_What you are asked to do_
Within the data that follows, how many lines carry the string "matplotlib"? Give the number alone.

_Provided data_

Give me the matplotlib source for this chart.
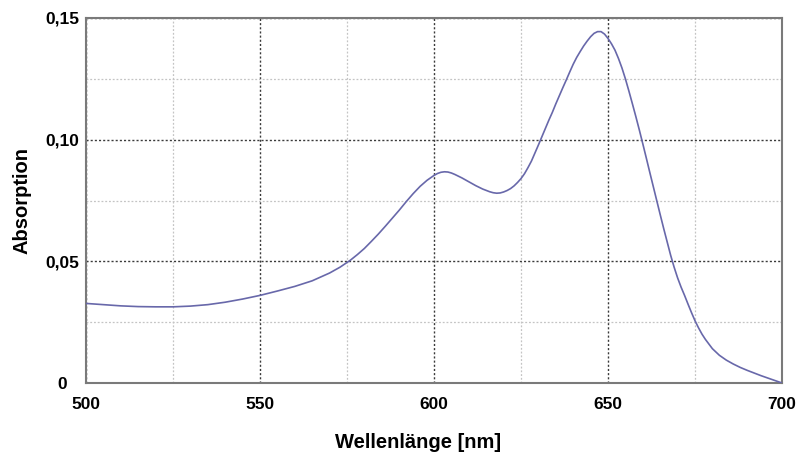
import matplotlib
matplotlib.use("Agg")
import matplotlib.pyplot as plt
from matplotlib.ticker import FixedLocator, FixedFormatter

# Absorption spectrum (wavelength in nm, absorbance)
wavelength = [500, 505, 510, 515, 520, 525, 530, 535, 540, 545, 550, 555, 560, 565,
              570, 573, 576, 578, 580, 582, 584, 586, 588, 590, 592, 594, 596, 598,
              600, 601, 602, 603, 604, 605, 606, 608, 610, 612, 614, 616, 617, 618,
              619, 620, 621, 622, 623, 624, 625, 626, 627, 628, 629, 630, 631, 632,
              633, 634, 635, 636, 637, 638, 639, 640, 641, 642, 643, 644, 645, 646,
              647, 648, 649, 650, 651, 652, 653, 654, 655, 656, 657, 658, 659, 660,
              661, 662, 663, 664, 665, 666, 667, 668, 669, 670, 671, 672, 673, 674,
              675, 676, 677, 678, 680, 682, 684, 686, 688, 690, 692, 694, 696, 698,
              700]
absorption = [0.0327, 0.0322, 0.0317, 0.0314, 0.0313, 0.0313, 0.0316, 0.0322, 0.0332,
              0.0345, 0.0360, 0.0378, 0.0397, 0.0420, 0.0452, 0.0476, 0.0505, 0.0528,
              0.0553, 0.0582, 0.0612, 0.0644, 0.0677, 0.0710, 0.0745, 0.0778, 0.0808,
              0.0833, 0.0853, 0.0861, 0.0866, 0.0868, 0.0867, 0.0863, 0.0857, 0.0843,
              0.0827, 0.0811, 0.0797, 0.0786, 0.0782, 0.0780, 0.0781, 0.0785, 0.0791,
              0.0799, 0.0810, 0.0824, 0.0840, 0.0860, 0.0885, 0.0912, 0.0945, 0.0978,
              0.1012, 0.1046, 0.1080, 0.1112, 0.1147, 0.1180, 0.1213, 0.1245, 0.1278,
              0.1310, 0.1338, 0.1362, 0.1385, 0.1405, 0.1423, 0.1437, 0.1444, 0.1444,
              0.1434, 0.1416, 0.1394, 0.1368, 0.1334, 0.1295, 0.1250, 0.1200, 0.1148,
              0.1095, 0.1040, 0.0983, 0.0925, 0.0866, 0.0808, 0.0750, 0.0692, 0.0635,
              0.0580, 0.0525, 0.0476, 0.0432, 0.0394, 0.0360, 0.0324, 0.0289, 0.0256,
              0.0227, 0.0201, 0.0179, 0.0141, 0.0114, 0.0094, 0.0078, 0.0064, 0.0052,
              0.0041, 0.0030, 0.0020, 0.0010, 0.0000]

x_major = [500, 550, 600, 650, 700]
x_major_labels = ["500", "550", "600", "650", "700"]
x_minor = [525, 575, 625, 675]
y_major = [0.0, 0.05, 0.10, 0.15]
y_major_labels = ["0", "0,05", "0,10", "0,15"]
y_minor = [0.025, 0.075, 0.125]

plt.rcParams['font.family'] = ['Liberation Sans', 'DejaVu Sans']

fig = plt.figure(figsize=(8.02, 4.57), dpi=100)
ax = fig.add_axes([86 / 802, 1 - 383 / 457, 696 / 802, 365 / 457])

ax.plot(wavelength, absorption, color="#6868aa", linewidth=1.2, zorder=3)

ax.set_xlim(500, 700)
ax.set_ylim(0, 0.15)

ax.xaxis.set_major_locator(FixedLocator(x_major))
ax.xaxis.set_major_formatter(FixedFormatter(x_major_labels))
ax.xaxis.set_minor_locator(FixedLocator(x_minor))
ax.yaxis.set_major_locator(FixedLocator(y_major))
ax.yaxis.set_major_formatter(FixedFormatter(y_major_labels))
ax.yaxis.set_minor_locator(FixedLocator(y_minor))

ax.grid(which="major", color="#3a3a3a", linestyle=(0, (1.5, 1.5)), linewidth=1.0)
ax.grid(which="minor", color="#c4c4c4", linestyle=(0, (1.5, 1.5)), linewidth=0.9)

ax.tick_params(which="both", length=0)
ax.tick_params(axis="x", pad=10, labelsize=12.5)
ax.tick_params(axis="y", pad=0, labelsize=12.5)
for lbl in ax.get_xticklabels():
    lbl.set_fontweight("bold")
# y tick labels are centred in a column left of the axis
for lbl in ax.get_yticklabels():
    lbl.set_fontweight("bold")
    lbl.set_horizontalalignment("center")
    lbl.set_x(-24 / 696)

for side in ("left", "bottom", "right", "top"):
    ax.spines[side].set_color("#7a7a7a")
    ax.spines[side].set_linewidth(1.5)

ax.set_xlabel("Wellenlänge [nm]", fontsize=14.5, fontweight="bold", va="center")
ax.xaxis.set_label_coords(332 / 696, -60 / 365)
ax.set_ylabel("Absorption", fontsize=14.5, fontweight="bold", va="center")
ax.yaxis.set_label_coords(-64 / 696, 0.5)

fig.savefig("out.png", dpi=100, facecolor="white")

_The result_
5